Listed seed manufacturer Seed Co Ltd is pinning its hopes on normal rains to push its huge stocks in order to turn around a US$9 million loss in the interim to September that resulted from delays in purchases by major customers.
Report by Taurai Mangudhla
Seed Co CEO Morgan Nzwere told analysts this week the company’s net loss widened to US$8,9 million in the interim to September 30 2012, compared to a loss of US$1,4 million in the same prior year period.
He said the loss was on the back of delayed seed sales as typical rainfall was yet to be experienced in Zimbabwe, the company’s main market.
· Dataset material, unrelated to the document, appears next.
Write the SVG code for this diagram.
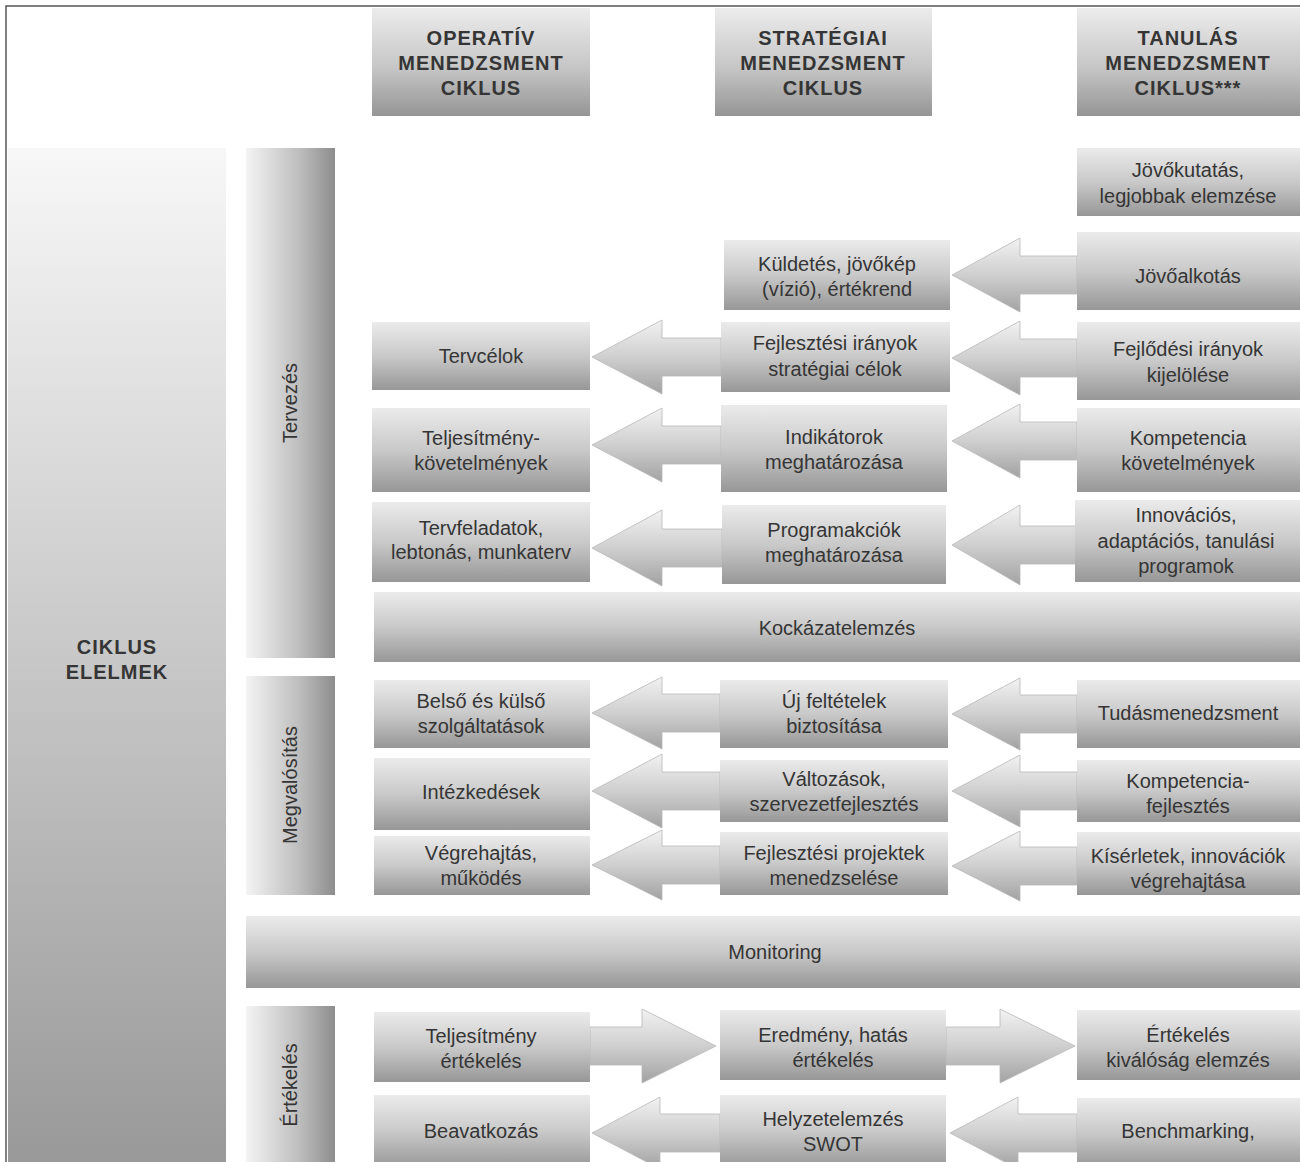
<svg xmlns="http://www.w3.org/2000/svg" width="1300" height="1162" viewBox="0 0 1300 1162">
<defs>
<linearGradient id="gBox" x1="0" y1="0" x2="0" y2="1">
<stop offset="0" stop-color="#ebebeb"/><stop offset="0.5" stop-color="#c9c9c9"/><stop offset="1" stop-color="#979797"/>
</linearGradient>
<linearGradient id="gHead" x1="0" y1="0" x2="0" y2="1">
<stop offset="0" stop-color="#ececec"/><stop offset="0.55" stop-color="#c6c6c6"/><stop offset="1" stop-color="#959595"/>
</linearGradient>
<linearGradient id="gCol" x1="0" y1="0" x2="0" y2="1">
<stop offset="0" stop-color="#f7f7f7"/><stop offset="0.5" stop-color="#c8c8c8"/><stop offset="1" stop-color="#999999"/>
</linearGradient>
<linearGradient id="gBar" x1="0" y1="0" x2="1" y2="0">
<stop offset="0" stop-color="#f4f4f4"/><stop offset="0.6" stop-color="#bdbdbd"/><stop offset="1" stop-color="#8d8d8d"/>
</linearGradient>
<linearGradient id="gArrow" x1="0" y1="0" x2="0" y2="1">
<stop offset="0" stop-color="#f2f2f2"/><stop offset="0.5" stop-color="#cfcfcf"/><stop offset="1" stop-color="#a2a2a2"/>
</linearGradient>
</defs>
<style>
.box{fill:url(#gBox);}
.hd{fill:url(#gHead);}
.bar{fill:url(#gBar);}
.arr{fill:url(#gArrow);stroke:#b8b8b8;stroke-width:0.8;}
text{font-family:"Liberation Sans",Arial,sans-serif;font-size:20px;fill:#353535;text-anchor:middle;}
.b{font-weight:bold;letter-spacing:1px;}
</style>
<rect x="0" y="0" width="1300" height="1162" fill="#ffffff"/>
<path d="M6 1162 V6 H1300" fill="none" stroke="#555" stroke-width="1.5"/>

<g id="h-operativ"><rect class="hd" x="372" y="8" width="218" height="108"/><text class="b"><tspan x="481" y="45">OPERATÍV</tspan><tspan x="481" y="70">MENEDZSMENT</tspan><tspan x="481" y="95">CIKLUS</tspan></text></g>
<g id="h-strategiai"><rect class="hd" x="715" y="8" width="217" height="108"/><text class="b"><tspan x="823" y="45">STRATÉGIAI</tspan><tspan x="823" y="70">MENEDZSMENT</tspan><tspan x="823" y="95">CIKLUS</tspan></text></g>
<g id="h-tanulas"><rect class="hd" x="1077" y="8" width="223" height="108"/><text class="b"><tspan x="1188" y="45">TANULÁS</tspan><tspan x="1188" y="70">MENEDZSMENT</tspan><tspan x="1188" y="95">CIKLUS***</tspan></text></g>

<g id="ciklus-elemek"><rect x="8" y="148" width="218" height="1014" fill="url(#gCol)"/><text class="b"><tspan x="117" y="654">CIKLUS</tspan><tspan x="117" y="679">ELELMEK</tspan></text></g>
<g id="tervezes"><rect class="bar" x="246" y="148" width="89" height="510"/><text transform="translate(297 403) rotate(-90)">Tervezés</text></g>
<g id="megvalositas"><rect class="bar" x="246" y="676" width="89" height="219"/><text transform="translate(297 785) rotate(-90)">Megvalósítás</text></g>
<g id="ertekeles-phase"><rect class="bar" x="246" y="1006" width="89" height="160"/><text transform="translate(297 1085) rotate(-90)">Értékelés</text></g>
<g id="monitoring"><rect class="box" x="246" y="916" width="1054" height="72"/><text x="775" y="959">Monitoring</text></g>
<g id="kockazat"><rect class="box" x="374" y="592" width="926" height="70"/><text x="837" y="635">Kockázatelemzés</text></g>

<g id="connectors">
<path class="arr" d="M952 275 L1020 238 L1020 256 L1077 256 L1077 294 L1020 294 L1020 312 Z"/>
<path class="arr" d="M952 358 L1020 321 L1020 339 L1077 339 L1077 377 L1020 377 L1020 395 Z"/>
<path class="arr" d="M952 441 L1020 404 L1020 422 L1077 422 L1077 460 L1020 460 L1020 478 Z"/>
<path class="arr" d="M952 545 L1020 505 L1020 526 L1077 526 L1077 564 L1020 564 L1020 585 Z"/>
<path class="arr" d="M952 714 L1020 678 L1020 695 L1077 695 L1077 733 L1020 733 L1020 750 Z"/>
<path class="arr" d="M952 791 L1020 755 L1020 772 L1077 772 L1077 810 L1020 810 L1020 827 Z"/>
<path class="arr" d="M952 866 L1020 831 L1020 847 L1077 847 L1077 885 L1020 885 L1020 901 Z"/>
<path class="arr" d="M950 1133 L1018 1097 L1018 1114 L1077 1114 L1077 1152 L1018 1152 L1018 1169 Z"/>
<path class="arr" d="M592 357 L662 320 L662 338 L721 338 L721 376 L662 376 L662 394 Z"/>
<path class="arr" d="M592 445 L662 408 L662 426 L721 426 L721 464 L662 464 L662 482 Z"/>
<path class="arr" d="M592 548 L662 510 L662 529 L722 529 L722 567 L662 567 L662 586 Z"/>
<path class="arr" d="M592 713 L662 677 L662 694 L720 694 L720 732 L662 732 L662 749 Z"/>
<path class="arr" d="M592 791 L662 754 L662 772 L720 772 L720 810 L662 810 L662 828 Z"/>
<path class="arr" d="M592 865 L662 830 L662 846 L720 846 L720 884 L662 884 L662 900 Z"/>
<path class="arr" d="M592 1133 L660 1097 L660 1114 L720 1114 L720 1152 L660 1152 L660 1169 Z"/>
<path class="arr" d="M716 1046 L642 1009 L642 1027 L590 1027 L590 1065 L642 1065 L642 1083 Z"/>
<path class="arr" d="M1075 1046 L1000 1009 L1000 1027 L946 1027 L946 1065 L1000 1065 L1000 1083 Z"/>
</g>

<g id="jovokutatas"><rect class="box" x="1077" y="148" width="223" height="68"/><text><tspan x="1188" y="177">Jövőkutatás,</tspan><tspan x="1188" y="203">legjobbak elemzése</tspan></text></g>
<g id="jovoalkotas"><rect class="box" x="1077" y="232" width="223" height="78"/><text x="1188" y="283">Jövőalkotás</text></g>
<g id="kuldetes"><rect class="box" x="724" y="240" width="226" height="70"/><text><tspan x="837" y="271">Küldetés, jövőkép</tspan><tspan x="837" y="296">(vízió), értékrend</tspan></text></g>
<g id="fejlodesi"><rect class="box" x="1077" y="322" width="223" height="78"/><text><tspan x="1188" y="356">Fejlődési irányok</tspan><tspan x="1188" y="382">kijelölése</tspan></text></g>
<g id="fejlesztesi-iranyok"><rect class="box" x="721" y="322" width="229" height="70"/><text><tspan x="835" y="350">Fejlesztési irányok</tspan><tspan x="835" y="376">stratégiai célok</tspan></text></g>
<g id="tervcelok"><rect class="box" x="372" y="322" width="218" height="68"/><text x="481" y="363">Tervcélok</text></g>
<g id="kompetencia-kov"><rect class="box" x="1077" y="408" width="223" height="84"/><text><tspan x="1188" y="445">Kompetencia</tspan><tspan x="1188" y="470">követelmények</tspan></text></g>
<g id="indikatorok"><rect class="box" x="721" y="405" width="226" height="87"/><text><tspan x="834" y="444">Indikátorok</tspan><tspan x="834" y="469">meghatározása</tspan></text></g>
<g id="teljesitmeny-kov"><rect class="box" x="372" y="408" width="218" height="84"/><text><tspan x="481" y="445">Teljesítmény-</tspan><tspan x="481" y="470">követelmények</tspan></text></g>
<g id="innovacios"><rect class="box" x="1075" y="500" width="225" height="82"/><text><tspan x="1186" y="522">Innovációs,</tspan><tspan x="1186" y="548">adaptációs, tanulási</tspan><tspan x="1186" y="573">programok</tspan></text></g>
<g id="programakciok"><rect class="box" x="722" y="505" width="224" height="79"/><text><tspan x="834" y="537">Programakciók</tspan><tspan x="834" y="562">meghatározása</tspan></text></g>
<g id="tervfeladatok"><rect class="box" x="372" y="502" width="218" height="80"/><text><tspan x="481" y="535">Tervfeladatok,</tspan><tspan x="481" y="559">lebtonás, munkaterv</tspan></text></g>

<g id="tudasmenedzsment"><rect class="box" x="1077" y="680" width="223" height="68"/><text x="1188" y="720">Tudásmenedzsment</text></g>
<g id="uj-feltetelek"><rect class="box" x="720" y="680" width="228" height="68"/><text><tspan x="834" y="708">Új feltételek</tspan><tspan x="834" y="733">biztosítása</tspan></text></g>
<g id="belso-kulso"><rect class="box" x="374" y="680" width="216" height="68"/><text><tspan x="481" y="708">Belső és külső</tspan><tspan x="481" y="733">szolgáltatások</tspan></text></g>
<g id="kompetencia-fejl"><rect class="box" x="1077" y="760" width="223" height="62"/><text><tspan x="1188" y="788">Kompetencia-</tspan><tspan x="1188" y="813">fejlesztés</tspan></text></g>
<g id="valtozasok"><rect class="box" x="720" y="760" width="228" height="62"/><text><tspan x="834" y="786">Változások,</tspan><tspan x="834" y="811">szervezetfejlesztés</tspan></text></g>
<g id="intezkedesek"><rect class="box" x="374" y="758" width="216" height="72"/><text x="481" y="799">Intézkedések</text></g>
<g id="kiserletek"><rect class="box" x="1077" y="832" width="223" height="63"/><text><tspan x="1188" y="863">Kísérletek, innovációk</tspan><tspan x="1188" y="888">végrehajtása</tspan></text></g>
<g id="fejlesztesi-projektek"><rect class="box" x="720" y="832" width="228" height="63"/><text><tspan x="834" y="860">Fejlesztési projektek</tspan><tspan x="834" y="885">menedzselése</tspan></text></g>
<g id="vegrehajtas"><rect class="box" x="374" y="836" width="216" height="59"/><text><tspan x="481" y="860">Végrehajtás,</tspan><tspan x="481" y="885">működés</tspan></text></g>

<g id="ertekeles-kivalosag"><rect class="box" x="1077" y="1010" width="223" height="70"/><text><tspan x="1188" y="1042">Értékelés</tspan><tspan x="1188" y="1067">kiválóság elemzés</tspan></text></g>
<g id="eredmeny"><rect class="box" x="720" y="1010" width="226" height="70"/><text><tspan x="833" y="1042">Eredmény, hatás</tspan><tspan x="833" y="1067">értékelés</tspan></text></g>
<g id="teljesitmeny-ert"><rect class="box" x="374" y="1012" width="216" height="70"/><text><tspan x="481" y="1043">Teljesítmény</tspan><tspan x="481" y="1068">értékelés</tspan></text></g>
<g id="benchmarking"><rect class="box" x="1077" y="1098" width="223" height="70"/><text x="1188" y="1138">Benchmarking,</text></g>
<g id="helyzetelemzes"><rect class="box" x="720" y="1095" width="226" height="73"/><text><tspan x="833" y="1126">Helyzetelemzés</tspan><tspan x="833" y="1151">SWOT</tspan></text></g>
<g id="beavatkozas"><rect class="box" x="374" y="1095" width="216" height="73"/><text x="481" y="1138">Beavatkozás</text></g>
</svg>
It was also due to weak demand for winter cereals and slow uptake of seed cotton.
Nzwere said demand for winter cereals had been weak due to poor commodity prices and power shortages, while maize seed sales were set back because the Malawi and Zambia governments had delayed launch of their input programmes.
Revenue for the period fell by 56% to US$13,2 million. Seed maize sales were down 41% to 3 989 metric tonnes, winter sales were down 52% to 2 617 metric tonnes but there were no seed cotton sales at all.
Quton MD Edworks Mhandu said there was a slow uptake of seed cotton due to prolonged price disputes between farmers and ginners. Quton is Seed Co’s seed cotton division.
Despite the pricing woes, Mhandu said farmers were slowly making purchases and the unit was on course to beat last year’s sales.
“Right now we have confirmed orders of 8 500 metric tonnes, mostly from contractors, compared to 8 000 metric tonnes last year,” he said.
Operating costs were up 10% due to increased business development activity in the new markets and expenses associated with increased marketing and promotional activities in the face of growing competition.
Seed Co’s market share in Zimbabwe dwindled to 56% from around 72% in the prior period, while in Zambia, market share stood at 50%, Malawi 53%, Tanzania 40% and Kenya 10%.
Nzwere said strategies around the current selling season would revolve around depot establishments and the strengthening of existing distributor relations.
“We have adopted a 12km rule across the country in terms of the supply and distribution of our seed,” he said.
Net finance costs increased 135% to US$3,3 million after borrowings rose US$19 million to US$63,7 million.
However, borrowings were expected to reduce significantly in F13 because the main debtor, government, had shown a commitment to pay, said Nzwere.
At the end of last year, Seed Co was struggling to collect payments mostly from the Zimbabwean and Zambian governments, which owed the seed manufacturer US$14 million and US$7 million respectively.
Giving an update on the performance of debtors, Seed Co FD John Matorofa said there had been good progress on the US$14 million due from the Zimbabwe government after they paid US$7,7 million.
He said government was committed to clear the remaining US$8 million before year end.